Art and comics
Collective show with Gilles Barbier, Glen Baxter, Nicolas de Cercy, Frédéric Clavère, le Dernier Cri, Francesco Finizio, Fred, Frigo, Art Keller, Pierre la Police, Stéphane Magnin, Francis Masse, Marc-Antoine Mathieu, Franco Matticchio, Philippe Mayaux, Ingrid Mourreau, Raymond Petibon, Jean-Jacques Rullier, Fabio Viscogliosi, Jacques Villeglé and Julia Wachtel
An Astérides exhibition
November 8 - 30, 2000
Galerie de la Friche la Belle de Mai, Marseille
Comics have, in the span of a century, managed to shift from an almost underground “low culture” to real recognition. This emancipation has taken place along two lines.
The first, widely accepted, comes from its use and appropriation by artists: whether it’s Kurt Schwitters and his collages of comic characters, pop art and its massive use of the medium, or Bertrand Lavier, to name just a few, or its omnipresence today within artistic practices.
The other line stems from the work of comic book authors themselves. They, on their side, have made storytelling techniques and narrative pacing more complex. They have also embraced appropriation, quotation, and play, while constantly renewing graphic experimentation.
The recoveries and appropriations by the former, combined with the vitality of the latter, have today rendered invisible the boundary between what was, by pure prejudice, considered a “low” and a “high culture.”
During the 1960s, the shift of the popular image from its ghetto to iconic recognition was a process of cultural elevation. Today, borrowings and exchanges occur on equal footing. Some artists make comics or use — and this is important — its structure, its semantics, just as many works by comic book authors enjoy artistic recognition.
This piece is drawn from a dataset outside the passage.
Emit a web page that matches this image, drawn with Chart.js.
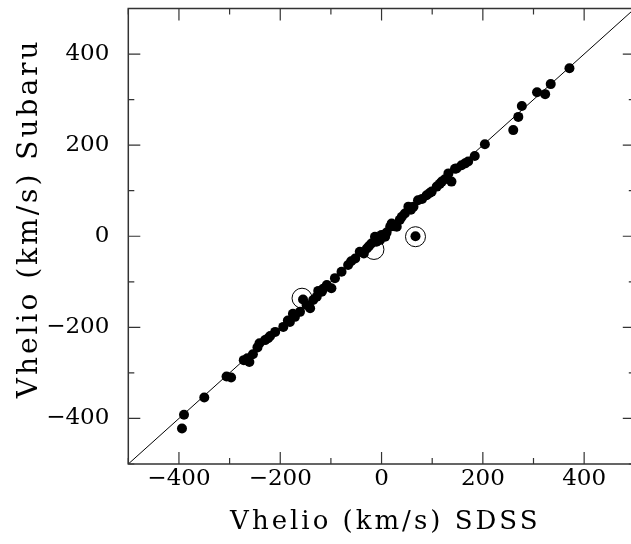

From this observation, it seemed appropriate to us to bring together and confront both practices in the same place, the Galerie de la Friche.
From this observation, it seemed appropriate to us to bring together and confront both practices in the same place.
Our intention is to reveal the many bridges that link them, and then, from this union, to draw out a few key issues relevant to understanding contemporary thought: the formalization of time, fiction, narrative space, the question of dialogue, the question of virtual space…
In any case, the aim of this exhibition is not to give it a museal or historical character; the modesty of our associative structure has not allowed us to exhibit all the artists we would have liked to include under this theme.